> [WHAT IS EXPECTED]: Write out all the data again, exactly as it stands.

> [DATA LINES]:

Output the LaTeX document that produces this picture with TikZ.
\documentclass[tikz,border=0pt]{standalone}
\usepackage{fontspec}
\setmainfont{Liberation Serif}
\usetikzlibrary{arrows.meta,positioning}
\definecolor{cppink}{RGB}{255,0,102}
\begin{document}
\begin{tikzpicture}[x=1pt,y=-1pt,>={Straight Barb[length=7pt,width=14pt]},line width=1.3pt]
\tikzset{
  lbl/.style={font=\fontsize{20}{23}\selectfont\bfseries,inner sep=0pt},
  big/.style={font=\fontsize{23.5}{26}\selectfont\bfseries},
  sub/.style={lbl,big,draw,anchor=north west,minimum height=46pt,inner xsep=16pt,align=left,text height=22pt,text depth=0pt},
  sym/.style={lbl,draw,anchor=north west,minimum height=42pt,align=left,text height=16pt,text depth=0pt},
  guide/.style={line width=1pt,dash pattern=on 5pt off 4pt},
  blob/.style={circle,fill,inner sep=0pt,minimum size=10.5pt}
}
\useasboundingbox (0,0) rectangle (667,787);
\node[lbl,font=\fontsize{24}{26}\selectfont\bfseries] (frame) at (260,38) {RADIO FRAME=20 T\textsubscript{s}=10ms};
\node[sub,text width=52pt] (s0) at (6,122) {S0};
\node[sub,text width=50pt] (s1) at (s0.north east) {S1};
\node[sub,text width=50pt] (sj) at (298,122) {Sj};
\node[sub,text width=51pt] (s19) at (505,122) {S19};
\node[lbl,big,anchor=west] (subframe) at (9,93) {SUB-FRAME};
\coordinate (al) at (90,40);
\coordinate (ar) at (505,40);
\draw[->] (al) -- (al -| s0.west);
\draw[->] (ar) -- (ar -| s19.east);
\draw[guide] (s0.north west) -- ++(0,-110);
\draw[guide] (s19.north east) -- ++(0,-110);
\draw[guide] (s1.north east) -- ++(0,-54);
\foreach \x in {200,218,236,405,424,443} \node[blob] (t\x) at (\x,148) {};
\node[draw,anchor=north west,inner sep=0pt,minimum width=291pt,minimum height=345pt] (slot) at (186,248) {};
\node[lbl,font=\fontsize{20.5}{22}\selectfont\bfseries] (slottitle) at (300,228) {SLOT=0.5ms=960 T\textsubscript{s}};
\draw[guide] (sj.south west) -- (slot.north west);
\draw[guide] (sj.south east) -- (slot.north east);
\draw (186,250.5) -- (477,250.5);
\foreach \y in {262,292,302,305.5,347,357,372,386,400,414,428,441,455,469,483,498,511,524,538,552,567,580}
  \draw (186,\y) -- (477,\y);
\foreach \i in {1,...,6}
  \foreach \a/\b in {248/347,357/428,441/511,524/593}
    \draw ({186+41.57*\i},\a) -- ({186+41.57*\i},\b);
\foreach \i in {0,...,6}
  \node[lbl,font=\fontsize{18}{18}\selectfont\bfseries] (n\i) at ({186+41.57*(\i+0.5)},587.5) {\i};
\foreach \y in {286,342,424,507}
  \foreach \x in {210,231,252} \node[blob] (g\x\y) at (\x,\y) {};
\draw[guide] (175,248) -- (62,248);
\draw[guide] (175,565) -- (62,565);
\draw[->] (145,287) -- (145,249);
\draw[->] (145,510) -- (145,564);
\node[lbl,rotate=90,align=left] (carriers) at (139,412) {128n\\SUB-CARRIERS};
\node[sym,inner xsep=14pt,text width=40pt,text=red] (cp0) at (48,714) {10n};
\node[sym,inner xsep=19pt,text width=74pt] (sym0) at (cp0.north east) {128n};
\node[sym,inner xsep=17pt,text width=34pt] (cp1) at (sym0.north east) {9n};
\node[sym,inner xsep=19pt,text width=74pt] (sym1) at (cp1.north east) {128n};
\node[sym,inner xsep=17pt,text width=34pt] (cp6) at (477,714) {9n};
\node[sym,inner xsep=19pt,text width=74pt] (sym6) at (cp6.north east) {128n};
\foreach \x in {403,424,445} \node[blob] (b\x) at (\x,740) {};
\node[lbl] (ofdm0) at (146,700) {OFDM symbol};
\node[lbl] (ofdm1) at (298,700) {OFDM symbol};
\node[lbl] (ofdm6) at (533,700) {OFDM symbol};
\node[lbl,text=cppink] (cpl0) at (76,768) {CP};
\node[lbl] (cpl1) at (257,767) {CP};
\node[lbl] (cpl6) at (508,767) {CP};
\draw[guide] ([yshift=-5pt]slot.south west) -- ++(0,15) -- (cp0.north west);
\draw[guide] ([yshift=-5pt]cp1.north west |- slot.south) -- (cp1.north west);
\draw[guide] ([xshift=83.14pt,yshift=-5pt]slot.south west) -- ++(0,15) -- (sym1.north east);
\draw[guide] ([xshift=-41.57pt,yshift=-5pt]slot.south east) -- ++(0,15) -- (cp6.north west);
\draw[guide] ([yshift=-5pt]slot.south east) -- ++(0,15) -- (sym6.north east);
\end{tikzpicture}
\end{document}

> [TASK SOLUTION]:
Output the LaTeX document that produces this picture with TikZ.
\documentclass[tikz,border=0pt]{standalone}
\usepackage{fontspec}
\setmainfont{Liberation Serif}
\usetikzlibrary{arrows.meta,positioning}
\definecolor{cppink}{RGB}{255,0,102}
\begin{document}
\begin{tikzpicture}[x=1pt,y=-1pt,>={Straight Barb[length=7pt,width=14pt]},line width=1.3pt]
\tikzset{
  lbl/.style={font=\fontsize{20}{23}\selectfont\bfseries,inner sep=0pt},
  big/.style={font=\fontsize{23.5}{26}\selectfont\bfseries},
  sub/.style={lbl,big,draw,anchor=north west,minimum height=46pt,inner xsep=16pt,align=left,text height=22pt,text depth=0pt},
  sym/.style={lbl,draw,anchor=north west,minimum height=42pt,align=left,text height=16pt,text depth=0pt},
  guide/.style={line width=1pt,dash pattern=on 5pt off 4pt},
  blob/.style={circle,fill,inner sep=0pt,minimum size=10.5pt}
}
\useasboundingbox (0,0) rectangle (667,787);
\node[lbl,font=\fontsize{24}{26}\selectfont\bfseries] (frame) at (260,38) {RADIO FRAME=20 T\textsubscript{s}=10ms};
\node[sub,text width=52pt] (s0) at (6,122) {S0};
\node[sub,text width=50pt] (s1) at (s0.north east) {S1};
\node[sub,text width=50pt] (sj) at (298,122) {Sj};
\node[sub,text width=51pt] (s19) at (505,122) {S19};
\node[lbl,big,anchor=west] (subframe) at (9,93) {SUB-FRAME};
\coordinate (al) at (90,40);
\coordinate (ar) at (505,40);
\draw[->] (al) -- (al -| s0.west);
\draw[->] (ar) -- (ar -| s19.east);
\draw[guide] (s0.north west) -- ++(0,-110);
\draw[guide] (s19.north east) -- ++(0,-110);
\draw[guide] (s1.north east) -- ++(0,-54);
\foreach \x in {200,218,236,405,424,443} \node[blob] (t\x) at (\x,148) {};
\node[draw,anchor=north west,inner sep=0pt,minimum width=291pt,minimum height=345pt] (slot) at (186,248) {};
\node[lbl,font=\fontsize{20.5}{22}\selectfont\bfseries] (slottitle) at (300,228) {SLOT=0.5ms=960 T\textsubscript{s}};
\draw[guide] (sj.south west) -- (slot.north west);
\draw[guide] (sj.south east) -- (slot.north east);
\draw (186,250.5) -- (477,250.5);
\foreach \y in {262,292,302,305.5,347,357,372,386,400,414,428,441,455,469,483,498,511,524,538,552,567,580}
  \draw (186,\y) -- (477,\y);
\foreach \i in {1,...,6}
  \foreach \a/\b in {248/347,357/428,441/511,524/593}
    \draw ({186+41.57*\i},\a) -- ({186+41.57*\i},\b);
\foreach \i in {0,...,6}
  \node[lbl,font=\fontsize{18}{18}\selectfont\bfseries] (n\i) at ({186+41.57*(\i+0.5)},587.5) {\i};
\foreach \y in {286,342,424,507}
  \foreach \x in {210,231,252} \node[blob] (g\x\y) at (\x,\y) {};
\draw[guide] (175,248) -- (62,248);
\draw[guide] (175,565) -- (62,565);
\draw[->] (145,287) -- (145,249);
\draw[->] (145,510) -- (145,564);
\node[lbl,rotate=90,align=left] (carriers) at (139,412) {128n\\SUB-CARRIERS};
\node[sym,inner xsep=14pt,text width=40pt,text=red] (cp0) at (48,714) {10n};
\node[sym,inner xsep=19pt,text width=74pt] (sym0) at (cp0.north east) {128n};
\node[sym,inner xsep=17pt,text width=34pt] (cp1) at (sym0.north east) {9n};
\node[sym,inner xsep=19pt,text width=74pt] (sym1) at (cp1.north east) {128n};
\node[sym,inner xsep=17pt,text width=34pt] (cp6) at (477,714) {9n};
\node[sym,inner xsep=19pt,text width=74pt] (sym6) at (cp6.north east) {128n};
\foreach \x in {403,424,445} \node[blob] (b\x) at (\x,740) {};
\node[lbl] (ofdm0) at (146,700) {OFDM symbol};
\node[lbl] (ofdm1) at (298,700) {OFDM symbol};
\node[lbl] (ofdm6) at (533,700) {OFDM symbol};
\node[lbl,text=cppink] (cpl0) at (76,768) {CP};
\node[lbl] (cpl1) at (257,767) {CP};
\node[lbl] (cpl6) at (508,767) {CP};
\draw[guide] ([yshift=-5pt]slot.south west) -- ++(0,15) -- (cp0.north west);
\draw[guide] ([yshift=-5pt]cp1.north west |- slot.south) -- (cp1.north west);
\draw[guide] ([xshift=83.14pt,yshift=-5pt]slot.south west) -- ++(0,15) -- (sym1.north east);
\draw[guide] ([xshift=-41.57pt,yshift=-5pt]slot.south east) -- ++(0,15) -- (cp6.north west);
\draw[guide] ([yshift=-5pt]slot.south east) -- ++(0,15) -- (sym6.north east);
\end{tikzpicture}
\end{document}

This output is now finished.